Most real failures in energy markets do not begin with price. They begin when operational discipline breaks down. When confirmations drift. When invoices do not match delivery. When reconciliation is deferred. When settlement timelines slip.

The people who prevent those failures are not traders.
They are back-office teams.

This is why disciplined operators treat the back office as the center of risk management, not a support function.


1. Risk Appears First as an Operational Mismatch

Before a credit problem becomes visible, it usually shows up as something smaller.

A confirmation does not match the nomination.
A volume variance is left unresolved.
An invoice is delayed.
A settlement date slides quietly.

None of these look dramatic on their own.
Together, they create exposure.

Back-office teams are the first to see these mismatches because they live where documentation, timing, and verification intersect.

This is where risk actually enters the system.


2. Traders React to Markets. Back Offices Enforce Reality

Front-office teams respond to markets as they move. That is their job.

Back-office teams enforce what has already been agreed to.

They ensure that:

• confirmations reflect actual trades
• nominations align with pipeline and ISO rules
• invoices match delivered volumes
• payments follow contract timelines
• discrepancies are resolved before they compound

Markets reward reaction.
Operations reward discipline.

Without disciplined back-office enforcement, reaction becomes improvisation.


3. Settlement Failures Are Operational Failures First

When a counterparty fails to pay, it is rarely a surprise to the back office.

There were usually warning signs:

• late documentation
• repeated reconciliation issues
• unresolved variances
• inconsistent confirmations
• shifting explanations

Back-office teams see these patterns early because they track behavior, not intent.

By the time a credit event is visible externally, the operational failure already happened.

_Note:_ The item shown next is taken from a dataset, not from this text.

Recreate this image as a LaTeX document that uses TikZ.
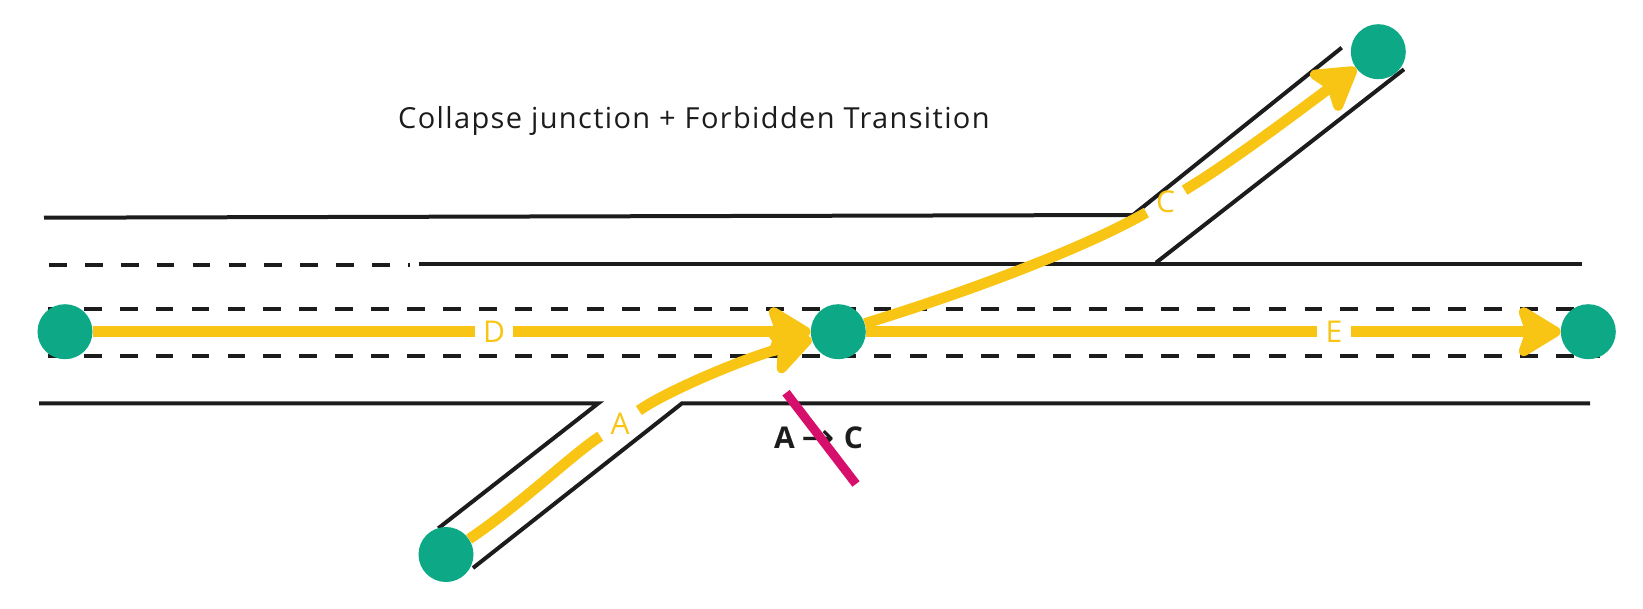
\documentclass[tikz,border=0pt]{standalone}
\usepackage{fontspec}
\setmainfont{Open Sans}
\newfontfamily\arrowfont{DejaVu Sans}
\usetikzlibrary{arrows.meta}
\definecolor{roadblack}{HTML}{1C1C1C}
\definecolor{pathyellow}{HTML}{F8C515}
\definecolor{stopteal}{HTML}{0DA886}
\definecolor{banpink}{HTML}{D70F6C}
\tikzset{
  road/.style={line width=4pt, color=roadblack},
  lane/.style={road, dash pattern=on 17.7pt off 18.2pt},
  stopdot/.style={circle, fill=stopteal, minimum size=55pt, inner sep=0pt},
  lab/.style={circle, inner sep=0pt, text=pathyellow, font=\fontsize{30}{36}\selectfont},
  route/.style={line width=10.7pt, color=pathyellow},
  routearrow/.style={route, -{Stealth[length=50pt, width=60pt, inset=10pt, round]}},
}
\begin{document}
\begin{tikzpicture}[x=1pt,y=-1pt]
\useasboundingbox (0,0) rectangle (1643,608);

% title
\node[anchor=base west, inner sep=0pt, font=\fontsize{29}{34}\selectfont\addfontfeatures{LetterSpace=4.7}, text=roadblack] (title) at (398,128.3) {Collapse junction + Forbidden Transition};

% roads
\draw[road] (44,217.7) -- (1133,215) -- (1341.7,47.7);
\draw[road] (1156,262.7) -- (1404,69.3);
\draw[lane] (49,264.7) -- (410,264.7);
\draw[road] (419,264.3) -- (1581.7,264.3);
\draw[lane] (48,308.5) -- (1600,308.5);
\draw[lane] (48,356) -- (1600,356);
\draw[road] (39,403.3) -- (598.3,403.3) -- (438.3,528.3);
\draw[road] (473,568) -- (682,403.3) -- (1590,403.3);

% stops
\node[stopdot] (c1) at (65,331.7) {};
\node[stopdot] (c2) at (838.3,331.7) {};
\node[stopdot] (c3) at (1378.3,51.7) {};
\node[stopdot] (c4) at (1588.3,331.7) {};
\node[stopdot] (cA) at (446,554.5) {};

% route labels
\node[lab, minimum size=37pt] (lD) at (494,331.7) {D};
\node[lab, minimum size=34pt] (lE) at (1334,331.7) {E};
\node[lab, minimum size=46pt] (lA) at (620,424) {A};
\node[lab, minimum size=44pt] (lC) at (1165.5,201.5) {C};

% routes
\draw[route] (c1) -- (lD);
\draw[routearrow] (lD) -- (c2);
\draw[route] (c2) -- (lE);
\draw[routearrow] (lE) -- (c4);
\draw[route] (cA) .. controls (520,505) and (575,452) .. (lA);
\draw[routearrow] (lA) .. controls (665,392) and (740,360) .. (c2);
\draw[route] (c2) .. controls (980,288) and (1090,245) .. (lC);
\draw[routearrow] (lC) .. controls (1230,163) and (1300,110) .. (c3);

% forbidden transition
\node[anchor=base west, inner sep=0pt, font=\fontsize{30}{36}\selectfont\bfseries, text=roadblack] (ac) at (774,448.3) {A\hspace{7pt}\raisebox{-3pt}{\arrowfont\mdseries\fontsize{40}{44}\selectfont →}\hspace{8.5pt}C};
\draw[line width=9pt, color=banpink] (786,392.7) -- (856,484);
\end{tikzpicture}
\end{document}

This is why experienced credit teams listen closely to back-office feedback.


4. Verification Is the Back Office’s Primary Tool

Back-office teams do not manage risk with opinions.
They manage it with verification.

Verification means:

• confirmations issued and acknowledged
• volumes balanced against physical reality
• invoices tied directly to delivery
• payments reconciled against contract terms
• audit trails maintained continuously

Verification removes ambiguity.
Ambiguity is where risk hides.

Aelix builds its model so verification is routine, not reactive.

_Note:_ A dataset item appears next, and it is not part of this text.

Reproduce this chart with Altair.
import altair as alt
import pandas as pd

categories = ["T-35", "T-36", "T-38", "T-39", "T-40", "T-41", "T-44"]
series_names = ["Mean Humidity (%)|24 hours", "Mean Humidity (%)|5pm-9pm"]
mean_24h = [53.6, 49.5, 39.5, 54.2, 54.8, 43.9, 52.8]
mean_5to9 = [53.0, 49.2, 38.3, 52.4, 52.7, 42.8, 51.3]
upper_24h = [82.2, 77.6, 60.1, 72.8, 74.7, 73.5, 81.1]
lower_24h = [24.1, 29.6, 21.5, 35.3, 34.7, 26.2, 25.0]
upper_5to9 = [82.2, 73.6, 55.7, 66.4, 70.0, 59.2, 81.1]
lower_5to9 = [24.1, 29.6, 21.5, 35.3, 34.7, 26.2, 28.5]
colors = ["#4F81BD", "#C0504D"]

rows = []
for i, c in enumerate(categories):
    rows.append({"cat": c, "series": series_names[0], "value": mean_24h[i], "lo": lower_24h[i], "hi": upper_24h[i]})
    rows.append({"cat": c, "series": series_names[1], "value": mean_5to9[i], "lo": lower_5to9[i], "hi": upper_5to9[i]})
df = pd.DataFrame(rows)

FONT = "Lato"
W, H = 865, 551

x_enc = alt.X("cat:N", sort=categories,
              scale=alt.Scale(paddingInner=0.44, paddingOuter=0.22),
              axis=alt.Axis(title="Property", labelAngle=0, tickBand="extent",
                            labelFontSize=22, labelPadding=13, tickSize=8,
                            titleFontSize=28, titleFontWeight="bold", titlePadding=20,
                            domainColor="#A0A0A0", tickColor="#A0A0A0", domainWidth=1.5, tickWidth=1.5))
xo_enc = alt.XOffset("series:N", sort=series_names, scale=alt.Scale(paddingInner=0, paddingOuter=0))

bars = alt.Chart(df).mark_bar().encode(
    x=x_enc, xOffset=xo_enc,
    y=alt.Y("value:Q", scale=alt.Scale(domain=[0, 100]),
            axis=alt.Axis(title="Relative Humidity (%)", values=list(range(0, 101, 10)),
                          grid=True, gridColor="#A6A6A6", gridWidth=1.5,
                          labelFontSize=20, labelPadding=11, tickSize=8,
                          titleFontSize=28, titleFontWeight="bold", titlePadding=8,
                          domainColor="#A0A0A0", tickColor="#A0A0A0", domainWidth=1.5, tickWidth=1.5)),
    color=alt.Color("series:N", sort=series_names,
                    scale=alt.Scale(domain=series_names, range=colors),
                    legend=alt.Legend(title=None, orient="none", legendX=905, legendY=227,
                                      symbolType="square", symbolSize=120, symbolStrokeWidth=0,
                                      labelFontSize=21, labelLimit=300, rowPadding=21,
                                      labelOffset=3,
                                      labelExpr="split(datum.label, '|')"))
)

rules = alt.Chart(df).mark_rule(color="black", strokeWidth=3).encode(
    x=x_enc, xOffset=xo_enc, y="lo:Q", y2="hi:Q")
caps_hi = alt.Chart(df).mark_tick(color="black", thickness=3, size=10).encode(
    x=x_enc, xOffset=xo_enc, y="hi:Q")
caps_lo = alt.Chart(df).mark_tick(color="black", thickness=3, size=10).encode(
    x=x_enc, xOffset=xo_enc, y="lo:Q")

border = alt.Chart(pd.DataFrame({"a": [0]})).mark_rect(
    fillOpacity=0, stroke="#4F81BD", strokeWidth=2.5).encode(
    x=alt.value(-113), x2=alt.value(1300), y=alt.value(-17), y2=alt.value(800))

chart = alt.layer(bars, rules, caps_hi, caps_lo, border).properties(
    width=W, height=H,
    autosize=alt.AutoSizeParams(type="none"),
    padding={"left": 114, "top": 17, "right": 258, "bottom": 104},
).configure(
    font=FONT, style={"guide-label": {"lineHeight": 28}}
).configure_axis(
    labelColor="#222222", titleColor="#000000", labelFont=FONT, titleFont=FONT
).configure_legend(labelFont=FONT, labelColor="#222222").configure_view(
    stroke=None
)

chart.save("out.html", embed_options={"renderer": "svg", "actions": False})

5. Why Back Offices Matter More During Volatility

Volatility does not create risk.
It exposes weak structure.

When markets tighten, pipelines constrain, or ISOs stress the system, operational discipline determines who survives.

Back-office teams keep the system stable by enforcing timelines and documentation when pressure increases.

This is why disciplined operators scale during volatility while others retreat.


6. How Aelix Elevates the Back Office

Aelix does not treat the back office as an afterthought.

The operating model is designed so the back office has authority, visibility, and structure.

• standardized documentation
• synchronized settlement timelines
• bank-controlled settlement paths
• routine reconciliation
• clear escalation procedures

This allows back-office teams to prevent problems instead of cleaning them up.


7. Why Credit Teams Trust Operators With Strong Back Offices

Credit committees rarely approve counterparties based on trading performance alone.

They look for evidence of control.

Strong back-office discipline signals:

• predictable behavior
• enforceable contracts
• reliable settlement
• limited surprise exposure

This is why credit teams often trust quieter operators with strong operations over aggressive desks with large books.

Execution quality is visible in operations, not marketing.


The Bottom Line

Markets do not collapse because someone guessed wrong.
They collapse because no one enforced what was already agreed to.

Back-office teams are the real risk managers because they sit where delivery, documentation, and settlement intersect.

Aelix was built to respect that reality.

This is how risk is managed before it becomes visible.
This is how disciplined markets endure.